Begin Data excerpt

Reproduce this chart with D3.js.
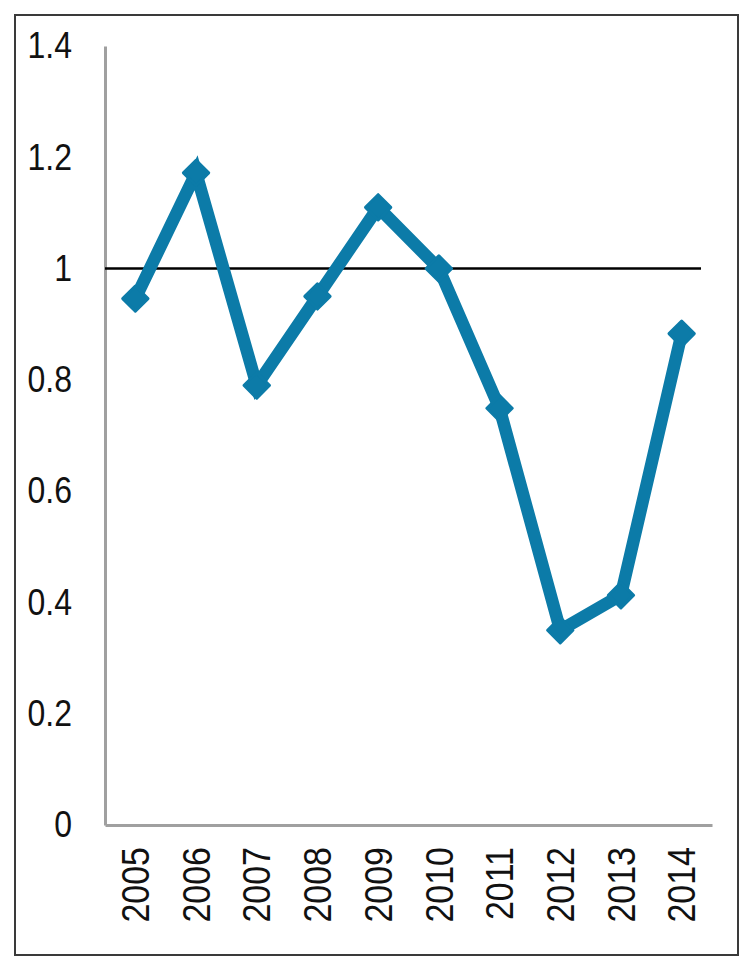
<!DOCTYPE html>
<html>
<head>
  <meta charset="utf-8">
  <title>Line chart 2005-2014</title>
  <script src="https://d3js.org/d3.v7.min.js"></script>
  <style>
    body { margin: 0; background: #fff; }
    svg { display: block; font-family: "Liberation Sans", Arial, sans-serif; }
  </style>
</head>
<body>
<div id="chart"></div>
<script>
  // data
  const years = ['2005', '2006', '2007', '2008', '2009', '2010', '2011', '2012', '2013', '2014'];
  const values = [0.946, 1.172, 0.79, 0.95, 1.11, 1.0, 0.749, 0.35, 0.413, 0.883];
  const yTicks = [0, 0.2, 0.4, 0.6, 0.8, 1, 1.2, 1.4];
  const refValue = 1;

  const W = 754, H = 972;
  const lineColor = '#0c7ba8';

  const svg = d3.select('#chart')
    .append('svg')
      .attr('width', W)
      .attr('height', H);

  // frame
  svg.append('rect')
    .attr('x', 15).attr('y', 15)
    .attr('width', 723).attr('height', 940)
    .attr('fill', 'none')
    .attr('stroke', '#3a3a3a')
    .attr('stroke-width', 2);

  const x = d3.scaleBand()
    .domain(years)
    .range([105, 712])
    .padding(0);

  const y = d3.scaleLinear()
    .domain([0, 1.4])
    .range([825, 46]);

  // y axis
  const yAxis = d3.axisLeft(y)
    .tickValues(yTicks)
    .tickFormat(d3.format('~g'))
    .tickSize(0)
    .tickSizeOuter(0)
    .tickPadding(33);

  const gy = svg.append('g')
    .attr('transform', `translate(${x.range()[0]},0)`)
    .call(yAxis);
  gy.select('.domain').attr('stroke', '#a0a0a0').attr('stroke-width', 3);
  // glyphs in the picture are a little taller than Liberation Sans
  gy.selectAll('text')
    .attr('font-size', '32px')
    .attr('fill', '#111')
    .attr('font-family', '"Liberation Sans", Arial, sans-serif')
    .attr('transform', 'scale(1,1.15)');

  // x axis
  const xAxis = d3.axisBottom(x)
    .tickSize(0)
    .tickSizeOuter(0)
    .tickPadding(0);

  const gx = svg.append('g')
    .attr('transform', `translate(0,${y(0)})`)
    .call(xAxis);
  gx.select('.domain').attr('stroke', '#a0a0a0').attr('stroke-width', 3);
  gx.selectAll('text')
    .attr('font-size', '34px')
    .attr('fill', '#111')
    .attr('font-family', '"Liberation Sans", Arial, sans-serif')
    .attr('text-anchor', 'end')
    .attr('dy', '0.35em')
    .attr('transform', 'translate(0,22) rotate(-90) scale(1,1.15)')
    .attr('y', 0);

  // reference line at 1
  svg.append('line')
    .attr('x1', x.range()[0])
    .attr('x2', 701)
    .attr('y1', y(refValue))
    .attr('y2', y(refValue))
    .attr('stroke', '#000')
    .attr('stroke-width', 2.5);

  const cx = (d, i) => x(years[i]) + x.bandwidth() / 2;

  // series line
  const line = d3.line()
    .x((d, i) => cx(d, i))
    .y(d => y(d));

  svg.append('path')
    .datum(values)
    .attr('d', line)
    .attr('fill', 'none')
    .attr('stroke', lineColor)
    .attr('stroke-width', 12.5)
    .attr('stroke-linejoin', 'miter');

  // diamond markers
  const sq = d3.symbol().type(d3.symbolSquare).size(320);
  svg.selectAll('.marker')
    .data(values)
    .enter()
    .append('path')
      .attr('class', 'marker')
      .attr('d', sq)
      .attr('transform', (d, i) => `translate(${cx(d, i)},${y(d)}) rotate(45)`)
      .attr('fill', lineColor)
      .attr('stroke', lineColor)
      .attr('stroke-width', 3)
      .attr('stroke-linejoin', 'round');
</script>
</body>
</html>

End Data excerpt

The problem:
Print the whole listing above once more, word for word, without its pictures.

Correct answer:
Reproduce this chart with D3.js.
<!DOCTYPE html>
<html>
<head>
  <meta charset="utf-8">
  <title>Line chart 2005-2014</title>
  <script src="https://d3js.org/d3.v7.min.js"></script>
  <style>
    body { margin: 0; background: #fff; }
    svg { display: block; font-family: "Liberation Sans", Arial, sans-serif; }
  </style>
</head>
<body>
<div id="chart"></div>
<script>
  // data
  const years = ['2005', '2006', '2007', '2008', '2009', '2010', '2011', '2012', '2013', '2014'];
  const values = [0.946, 1.172, 0.79, 0.95, 1.11, 1.0, 0.749, 0.35, 0.413, 0.883];
  const yTicks = [0, 0.2, 0.4, 0.6, 0.8, 1, 1.2, 1.4];
  const refValue = 1;

  const W = 754, H = 972;
  const lineColor = '#0c7ba8';

  const svg = d3.select('#chart')
    .append('svg')
      .attr('width', W)
      .attr('height', H);

  // frame
  svg.append('rect')
    .attr('x', 15).attr('y', 15)
    .attr('width', 723).attr('height', 940)
    .attr('fill', 'none')
    .attr('stroke', '#3a3a3a')
    .attr('stroke-width', 2);

  const x = d3.scaleBand()
    .domain(years)
    .range([105, 712])
    .padding(0);

  const y = d3.scaleLinear()
    .domain([0, 1.4])
    .range([825, 46]);

  // y axis
  const yAxis = d3.axisLeft(y)
    .tickValues(yTicks)
    .tickFormat(d3.format('~g'))
    .tickSize(0)
    .tickSizeOuter(0)
    .tickPadding(33);

  const gy = svg.append('g')
    .attr('transform', `translate(${x.range()[0]},0)`)
    .call(yAxis);
  gy.select('.domain').attr('stroke', '#a0a0a0').attr('stroke-width', 3);
  // glyphs in the picture are a little taller than Liberation Sans
  gy.selectAll('text')
    .attr('font-size', '32px')
    .attr('fill', '#111')
    .attr('font-family', '"Liberation Sans", Arial, sans-serif')
    .attr('transform', 'scale(1,1.15)');

  // x axis
  const xAxis = d3.axisBottom(x)
    .tickSize(0)
    .tickSizeOuter(0)
    .tickPadding(0);

  const gx = svg.append('g')
    .attr('transform', `translate(0,${y(0)})`)
    .call(xAxis);
  gx.select('.domain').attr('stroke', '#a0a0a0').attr('stroke-width', 3);
  gx.selectAll('text')
    .attr('font-size', '34px')
    .attr('fill', '#111')
    .attr('font-family', '"Liberation Sans", Arial, sans-serif')
    .attr('text-anchor', 'end')
    .attr('dy', '0.35em')
    .attr('transform', 'translate(0,22) rotate(-90) scale(1,1.15)')
    .attr('y', 0);

  // reference line at 1
  svg.append('line')
    .attr('x1', x.range()[0])
    .attr('x2', 701)
    .attr('y1', y(refValue))
    .attr('y2', y(refValue))
    .attr('stroke', '#000')
    .attr('stroke-width', 2.5);

  const cx = (d, i) => x(years[i]) + x.bandwidth() / 2;

  // series line
  const line = d3.line()
    .x((d, i) => cx(d, i))
    .y(d => y(d));

  svg.append('path')
    .datum(values)
    .attr('d', line)
    .attr('fill', 'none')
    .attr('stroke', lineColor)
    .attr('stroke-width', 12.5)
    .attr('stroke-linejoin', 'miter');

  // diamond markers
  const sq = d3.symbol().type(d3.symbolSquare).size(320);
  svg.selectAll('.marker')
    .data(values)
    .enter()
    .append('path')
      .attr('class', 'marker')
      .attr('d', sq)
      .attr('transform', (d, i) => `translate(${cx(d, i)},${y(d)}) rotate(45)`)
      .attr('fill', lineColor)
      .attr('stroke', lineColor)
      .attr('stroke-width', 3)
      .attr('stroke-linejoin', 'round');
</script>
</body>
</html>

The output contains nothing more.